34% des dirigeants envisagent de se développer dans un nouveau pays en 2025 (cette proportion atteint même 47% pour les dirigeants d’ETI). Les facteurs déterminant le choix d’un pays pour se développer reposent sur les parts de marché potentielles d’une part (les dirigeants sont sensibles aux mesures de soutien à leur compétitivité dans un nouveau pays) et la sécurité d’autre part. Le contexte géopolitique et les risques associés sont en effet en tête des préoccupations des dirigeants pour l’année à venir.
On notera néanmoins le volontarisme pragmatique des dirigeants français : Ils savent que, même si les crises sont profondes, leur entreprise est un espace où ils peuvent encore décider et construire. Si regarder la situation globale peut être source d’inquiétude, se concentrer sur ce qui est tangible et local – l’entreprise, ses équipes, ses projets – permet de renouer avec une forme de neutralité voire de confiance nécessaire pour se projeter. Ce pragmatisme est sans doute l’une des grandes forces des dirigeants français. Il leur permet non seulement de surmonter les crises, mais aussi de construire les fondations de l’économie de demain.
Regarder l’entreprise plutôt que le monde, c’est aussi une manière de retrouver une perspective constructive et traduit la confiance des dirigeants français.
RPP – En fonction de l’activité du dirigeant et de la taille de la structure qu’il dirige pouvons-nous observer des éléments de différenciation ?
Gilles Bonnenfant – Le panel interrogé est représentatif des entreprises françaises, en taille, secteurs d’activité ou implantations géographiques. Les résultats ont démontré peu d’éléments différenciant les dirigeants entre eux.
On notera néanmoins une dynamique plus importante des dirigeants d’ETI dont les prévisions d’activité sont les plus élevées et résistent le mieux en 2025.
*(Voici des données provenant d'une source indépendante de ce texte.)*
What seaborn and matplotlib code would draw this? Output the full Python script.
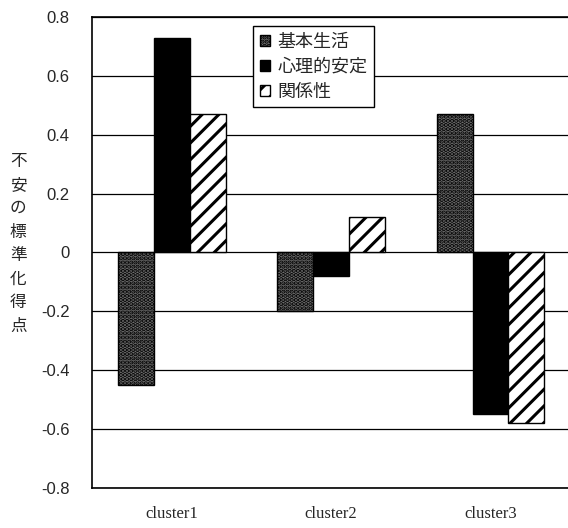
import pandas as pd
import seaborn as sns
import matplotlib.pyplot as plt

# Values
clusters = ['cluster1', 'cluster2', 'cluster3']
series = ['基本生活', '心理的安定', '関係性']
basic_life = [-0.45, -0.20, 0.47]
mental_stability = [0.73, -0.08, -0.55]
relationship = [0.47, 0.12, -0.58]
y_ticks = [-0.8, -0.6, -0.4, -0.2, 0, 0.2, 0.4, 0.6, 0.8]
y_tick_labels = ['-0.8', '-0.6', '-0.4', '-0.2', '0', '0.2', '0.4', '0.6', '0.8']

df = pd.DataFrame({
    'cluster': clusters * 3,
    'series': [s for s in series for _ in clusters],
    'score': basic_life + mental_stability + relationship,
})

sns.set_style('white')
plt.rcParams['font.family'] = ['Noto Sans CJK JP', 'DejaVu Sans']
plt.rcParams['hatch.linewidth'] = 2.2

fig = plt.figure(figsize=(5.68, 5.28), dpi=100)
ax = fig.add_axes([0.162, 0.076, 0.842, 0.892])

colors = ['#6f6f6f', '#000000', '#ffffff']
hatches = ['....', '', '//']
sns.barplot(data=df, x='cluster', y='score', hue='series', hue_order=series,
            order=clusters, palette=colors, width=0.675, edgecolor='black',
            linewidth=1.0, saturation=1, ax=ax)

# Apply fill patterns to each series
for container, hatch in zip(ax.containers, hatches):
    for bar in container:
        bar.set_hatch(hatch)

ax.set_ylim(-0.8, 0.8)
ax.set_xlim(-0.5, 2.5)
ax.set_yticks(y_ticks)
ax.set_yticklabels(y_tick_labels, family='Liberation Sans', fontsize=12)
ax.tick_params(axis='y', length=0, pad=16)
ax.tick_params(axis='x', length=0, pad=13)
for lbl in ax.get_xticklabels():
    lbl.set_family('Liberation Serif')
    lbl.set_fontsize(12)
ax.yaxis.grid(True, color='black', linewidth=0.9)
ax.set_axisbelow(True)
ax.set_xlabel('')
ax.set_ylabel('')
for side in ['left', 'top', 'bottom']:
    ax.spines[side].set_color('black')
    ax.spines[side].set_linewidth(1.2)
ax.spines['right'].set_visible(False)

# Legend patches following the bar styles
handles, labels = ax.get_legend_handles_labels()
for h, hatch in zip(handles, hatches):
    h.set_hatch(hatch)
leg = ax.legend(handles, labels, loc='upper left', bbox_to_anchor=(0.337, 0.98),
                frameon=True, fancybox=False, edgecolor='black', fontsize=13,
                handlelength=0.6, handleheight=0.6, handletextpad=0.4,
                borderpad=0.35, labelspacing=0.4, borderaxespad=0)
leg.get_frame().set_linewidth(1.0)
leg.get_frame().set_alpha(1)

# Vertical stacked y-axis title
fig.text(0.032, 0.538, '\n'.join('不安の標準化得点'), ha='center', va='center',
         fontsize=12, linespacing=1.5)

fig.savefig('out.png', dpi=100)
Les prévisions de rentabilité et d’investissement sont plus importantes pour les grandes entreprises (4,7 en France et 5,9 à l’étranger) contre 3,6 pour les TPE en France (et 5 à l’étranger). Les petites entreprises sont par ailleurs plus nombreuses à prévoir une baisse de leurs effectifs en France (21% des dirigeants de PME et TPE contre 18% pour les grandes entreprises et ETI).
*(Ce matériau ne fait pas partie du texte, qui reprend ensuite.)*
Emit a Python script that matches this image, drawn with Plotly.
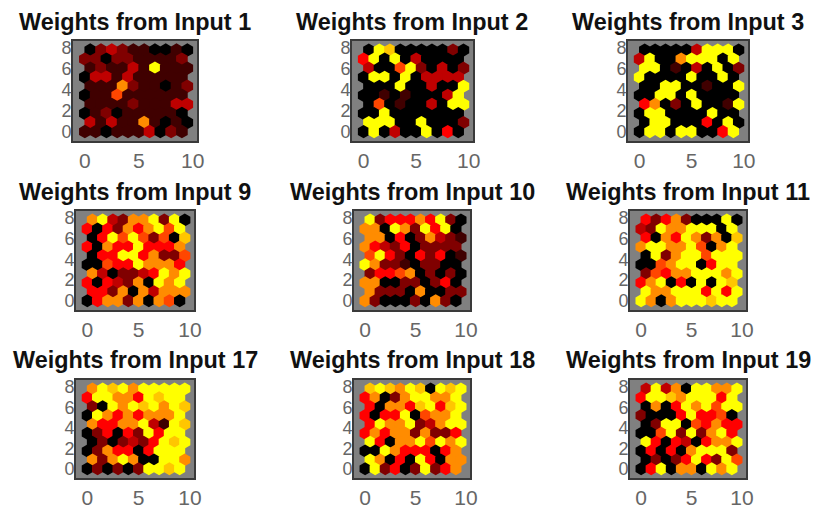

En termes de développement à l’international, les grandes entreprises ont déjà réalisé leur expansion et les ETI suivent désormais : 47% des ETI interrogées (contre 34% en moyenne pour l’ensemble des dirigeants) souhaitent se développer dans un nouveau pays en 2025.
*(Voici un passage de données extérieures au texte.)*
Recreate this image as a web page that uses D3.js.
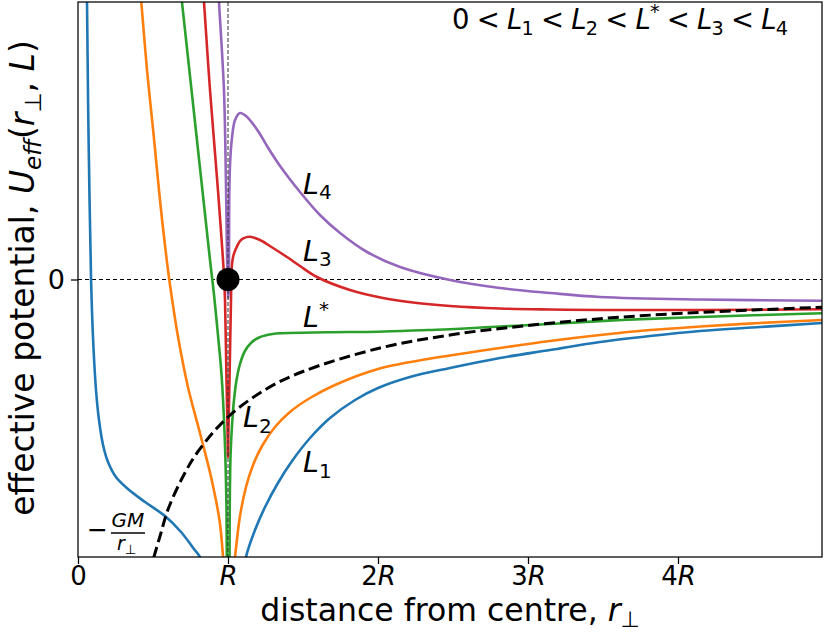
<!DOCTYPE html>
<html>
<head>
<meta charset="utf-8">
<script src="https://cdn.jsdelivr.net/npm/d3@7"></script>
<style>
  body { margin: 0; background: #fff; }
  text { font-family: "DejaVu Sans", sans-serif; white-space: pre; }
</style>
</head>
<body>
<div id="chart"></div>
<script>
// curves: [r / R, U_eff]  (arbitrary potential units)
const l1Left = [[0.055, 2.995], [0.060, 2.775], [0.067, 1.795], [0.077, 0.795], [0.087, 0.005], [0.100, -0.575],
    [0.120, -1.105], [0.140, -1.405], [0.167, -1.655], [0.200, -1.825], [0.253, -1.975], [0.333, -2.095],
    [0.447, -2.225], [0.580, -2.365], [0.687, -2.525], [0.773, -2.695], [0.813, -2.775], [0.840, -2.905]];
const l1Right = [[1.100, -3.005], [1.120, -2.775], [1.180, -2.505], [1.247, -2.275], [1.333, -2.035],
    [1.427, -1.815], [1.547, -1.585], [1.680, -1.385], [1.847, -1.205], [2.000, -1.085], [2.213, -0.975],
    [2.480, -0.885], [2.813, -0.785], [3.147, -0.705], [3.480, -0.625], [3.813, -0.565], [4.147, -0.515],
    [4.547, -0.475], [4.960, -0.435]];

const l2Left = [[0.407, 2.995], [0.422, 2.775], [0.460, 2.095], [0.503, 1.465], [0.550, 0.745],
    [0.600, 0.095], [0.633, -0.255], [0.667, -0.575], [0.733, -1.075], [0.820, -1.575], [0.887, -1.975],
    [0.943, -2.405], [0.967, -2.775], [0.973, -2.955]];
const l2Right = [[1.033, -3.005], [1.047, -2.775], [1.080, -2.365], [1.120, -2.075], [1.167, -1.855],
    [1.227, -1.665], [1.313, -1.475], [1.413, -1.325], [1.547, -1.185], [1.713, -1.055], [2.000, -0.895],
    [2.333, -0.795], [2.480, -0.760], [2.813, -0.685], [3.147, -0.615], [3.480, -0.555], [3.813, -0.505],
    [4.147, -0.470], [4.547, -0.435], [4.960, -0.405]];

const lStarLeft = [[0.677, 2.995], [0.693, 2.775], [0.793, 1.395], [0.880, 0.195], [0.907, -0.155],
    [0.933, -0.555], [0.957, -0.955], [0.978, -1.575], [0.989, -2.205], [0.992, -2.735], [0.993, -2.955]];
const lStarRight = [[1.010, -2.955], [1.012, -2.205], [1.017, -1.755], [1.027, -1.455], [1.040, -1.205],
    [1.057, -1.005], [1.080, -0.845], [1.113, -0.715], [1.153, -0.635], [1.200, -0.585], [1.260, -0.555],
    [1.347, -0.538], [1.667, -0.528], [2.000, -0.522], [2.333, -0.505], [2.480, -0.498], [2.813, -0.470],
    [3.147, -0.445], [3.627, -0.405], [4.147, -0.375], [4.960, -0.338]];

const l3Curve = [[0.830, 2.995], [0.840, 2.775], [0.880, 1.895], [0.933, 0.895], [0.973, 0.045],
    [0.980, -0.205], [0.990, -1.005], [0.997, -1.505], [1.000, -1.775], [1.003, -1.505], [1.010, -1.005],
    [1.020, -0.205], [1.025, 0.125], [1.037, 0.245], [1.058, 0.325], [1.080, 0.385], [1.102, 0.412],
    [1.147, 0.428], [1.213, 0.395], [1.300, 0.315], [1.393, 0.225], [1.480, 0.135], [1.593, 0.025],
    [1.813, -0.105], [2.033, -0.185], [2.260, -0.235], [2.480, -0.265], [2.813, -0.290], [3.147, -0.300],
    [3.480, -0.305], [4.147, -0.305], [4.960, -0.298]];

const l4Curve = [[0.933, 2.995], [0.940, 2.775], [0.973, 1.895], [0.987, 0.895], [0.993, 0.295],
    [0.999, -0.105], [1.002, -0.185], [1.005, -0.105], [1.007, 0.295], [1.009, 0.895], [1.015, 1.195],
    [1.025, 1.395], [1.047, 1.595], [1.080, 1.665], [1.120, 1.635], [1.167, 1.555], [1.213, 1.455],
    [1.260, 1.335], [1.347, 1.135], [1.480, 0.875], [1.613, 0.645], [1.747, 0.465], [1.927, 0.275],
    [2.147, 0.125], [2.480, -0.005], [2.813, -0.085], [3.147, -0.135], [3.480, -0.175], [4.147, -0.200],
    [4.960, -0.212]];

// -GM/r
const gmCurve = [[0.505, -2.78], [0.550, -2.55], [0.600, -2.30], [0.700, -1.97], [0.800, -1.72],
    [1.000, -1.375], [1.250, -1.10], [1.500, -0.92], [2.000, -0.69], [2.500, -0.55], [3.000, -0.46],
    [3.500, -0.39], [4.000, -0.34], [4.500, -0.305], [4.960, -0.277]];

const xTickValues = [0, 1, 2, 3, 4];
const xTickLabels = ["0", "R", "2R", "3R", "4R"];
const yTickValues = [0];
const yTickLabels = ["0"];

const curveLabels = [
    { name: "4", x: 1.5, y: 0.86 },
    { name: "3", x: 1.5, y: 0.19 },
    { name: "*", x: 1.5, y: -0.475 },
    { name: "2", x: 1.1, y: -1.475 },
    { name: "1", x: 1.5, y: -1.925 }
];

const width = 825, height = 632;
const margin = { left: 78, right: 3, top: 2, bottom: 75 };

const svg = d3.select("#chart").append("svg")
    .attr("width", width)
    .attr("height", height);

const x = d3.scaleLinear().domain([0, 4.96]).range([margin.left, width - margin.right]);
const y = d3.scaleLinear().domain([-2.775, 2.775]).range([height - margin.bottom, margin.top]);

svg.append("clipPath").attr("id", "plot-clip")
    .append("rect")
    .attr("x", x(0)).attr("y", y(2.775))
    .attr("width", x(4.96) - x(0)).attr("height", y(-2.775) - y(2.775));

const line = d3.line()
    .x(d => x(d[0]))
    .y(d => y(d[1]))
    .curve(d3.curveCatmullRom.alpha(0.5));

const plot = svg.append("g").attr("clip-path", "url(#plot-clip)");

// zero line
plot.append("line")
    .attr("x1", x(0)).attr("x2", x(4.96))
    .attr("y1", y(0)).attr("y2", y(0))
    .attr("stroke", "#000").attr("stroke-width", 1)
    .attr("stroke-dasharray", "4,3");

const series = [
    { data: l1Left, color: "#1f77b4" }, { data: l1Right, color: "#1f77b4" },
    { data: l2Left, color: "#ff7f0e" }, { data: l2Right, color: "#ff7f0e" },
    { data: lStarLeft, color: "#2ca02c" }, { data: lStarRight, color: "#2ca02c" },
    { data: l3Curve, color: "#d62728" },
    { data: l4Curve, color: "#9467bd" }
];

plot.selectAll(".curve")
    .data(series)
    .enter().append("path")
    .attr("class", "curve")
    .attr("d", d => line(d.data))
    .attr("fill", "none")
    .attr("stroke", d => d.color)
    .attr("stroke-width", 2.6);

// r = R marker
plot.append("line")
    .attr("x1", x(1)).attr("x2", x(1))
    .attr("y1", y(2.775)).attr("y2", y(-2.775))
    .attr("stroke", "#333").attr("stroke-width", 1)
    .attr("stroke-dasharray", "4,2");

plot.append("path")
    .attr("d", line(gmCurve))
    .attr("fill", "none")
    .attr("stroke", "#000")
    .attr("stroke-width", 3)
    .attr("stroke-dasharray", "11,5");

plot.append("circle")
    .attr("cx", x(1)).attr("cy", y(0))
    .attr("r", 11.5)
    .attr("fill", "#000");

// frame
svg.append("rect")
    .attr("x", x(0)).attr("y", y(2.775))
    .attr("width", x(4.96) - x(0)).attr("height", y(-2.775) - y(2.775))
    .attr("fill", "none").attr("stroke", "#000").attr("stroke-width", 1.25);

// axes
const xAxis = svg.append("g")
    .attr("transform", `translate(0,${y(-2.775)})`)
    .call(d3.axisBottom(x).tickValues(xTickValues).tickSize(7).tickPadding(3)
        .tickFormat((d, i) => xTickLabels[i]));
xAxis.select(".domain").remove();
xAxis.selectAll(".tick line").attr("stroke-width", 1.25);
xAxis.selectAll(".tick text")
    .attr("font-size", 26)
    .attr("font-family", "DejaVu Sans")
    .attr("fill", "#000")
    .each(function(d, i) {
        const label = xTickLabels[i];
        const t = d3.select(this).text(null);
        if (label.endsWith("R")) {
            if (label.length > 1) t.append("tspan").text(label.slice(0, -1));
            t.append("tspan").attr("font-style", "italic").text("R");
        } else {
            t.text(label);
        }
    });

const yAxis = svg.append("g")
    .attr("transform", `translate(${x(0)},0)`)
    .call(d3.axisLeft(y).tickValues(yTickValues).tickSize(7).tickPadding(6)
        .tickFormat((d, i) => yTickLabels[i]));
yAxis.select(".domain").remove();
yAxis.selectAll(".tick line").attr("stroke-width", 1.25);
yAxis.selectAll(".tick text")
    .attr("font-size", 27)
    .attr("font-family", "DejaVu Sans")
    .attr("fill", "#000");

// rich text helper: parts = [{t, it, sub, sup}]
function richText(parent, parts, size, subShift = 0.21) {
    const text = parent.append("text").attr("font-size", size);
    let cur = 0;
    parts.forEach(p => {
        const shift = p.sub ? size * subShift : p.sup ? -size * 0.4 : 0;
        const fs = (p.sub || p.sup) ? size * 0.7 : size;
        text.append("tspan")
            .attr("dy", shift - cur)
            .attr("font-size", fs)
            .attr("font-style", p.it ? "italic" : "normal")
            .text(p.t);
        cur = shift;
    });
    return text;
}

// curve labels
curveLabels.forEach(c => {
    const parts = c.name === "*"
        ? [{ t: "L", it: true }, { t: "*", sup: true }]
        : [{ t: "L", it: true }, { t: c.name, sub: true }];
    richText(svg, parts, 28.5).attr("x", x(c.x)).attr("y", y(c.y));
});

// ordering note, top right
richText(svg, [
    { t: "0 < " }, { t: "L", it: true }, { t: "1", sub: true },
    { t: " < " }, { t: "L", it: true }, { t: "2", sub: true },
    { t: " < " }, { t: "L", it: true }, { t: "*", sup: true },
    { t: " < " }, { t: "L", it: true }, { t: "3", sub: true },
    { t: " < " }, { t: "L", it: true }, { t: "4", sub: true }
], 27.5).attr("x", 452).attr("y", 29)
    .attr("textLength", 336).attr("lengthAdjust", "spacing");

// -GM / r_perp label
const gm = svg.append("g");
gm.append("text").attr("x", 87).attr("y", 538).attr("font-size", 25).text("\u2212");
gm.append("text").attr("x", 128).attr("y", 527).attr("font-size", 20)
    .attr("font-style", "italic").attr("text-anchor", "middle").text("GM");
gm.append("line").attr("x1", 111).attr("x2", 145).attr("y1", 533).attr("y2", 533)
    .attr("stroke", "#000").attr("stroke-width", 1.3);
richText(gm, [{ t: "r", it: true }, { t: "\u22a5", sub: true }], 19)
    .attr("x", 117).attr("y", 550);

// axis titles
richText(svg, [{ t: "distance from centre, " }, { t: "r", it: true }, { t: "\u22a5", sub: true }], 31.5, 0.18)
    .attr("x", 450).attr("y", 621).attr("text-anchor", "middle");

richText(svg, [
    { t: "effective potential, " }, { t: "U", it: true }, { t: "eff", it: true, sub: true },
    { t: "(" }, { t: "r", it: true }, { t: "\u22a5", sub: true }, { t: ", " }, { t: "L", it: true }, { t: ")" }
], 33).attr("transform", "translate(34,278) rotate(-90)").attr("text-anchor", "middle");
</script>
</body>
</html>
Enfin, les priorités économiques immédiates prennent le dessus sur les défis des transitions et transformations de moyen-long terme, et ce particulièrement pour les dirigeants de PME et TPE. Le défi de la transition écologique et énergétique est passé du podium en 2024, à la dernière place en 2025 et celui-ci préoccupe davantage les grandes entreprises (29% contre seulement 8% pour les TPE). Le défi du numérique et de l’IA ne préoccupe que 29% des dirigeants en moyenne mais davantage les PME et TPE (respectivement 29% et 33%) que les dirigeants d’ETI (24%) et de grandes entreprises (28%), ces derniers ayant déjà amorcé leur transformation numérique. Cette approche témoigne d’un pragmatisme qui privilégie la résistance à court terme tout en gardant en ligne de mire les enjeux structurels à plus long terme.
Gilles Bonnenfant
Président d’Eurogroup Company
Propos recueillis par Arnaud Benedetti.
[1] Eurogroup Consulting est le 1er cabinet de conseil en stratégie et transformation français et 100% indépendant. Créé en 1982, il compte 400 collaborateurs en France et développe son rayonnement à l’international depuis plusieurs années. Eurogroup Consulting est fondateur du réseau international Nextcontinent. Présent dans 30 pays, avec plus de 3000 consultants, il est reconnu auprès des dirigeants des entreprises de tous les secteurs d’activités privés et publics. Dans un contexte d’accélération des grandes transitions, les équipes d’Eurogroup Consulting s’engagent aux a côtés des femmes et des hommes qui font les organisations, pour générer des transformations positives et durables. Eurogroup Consulting est la filiale principale d’Eurogroup Company, qui regroupe les entités spécialisées de conseil du groupe, en France et à l’international.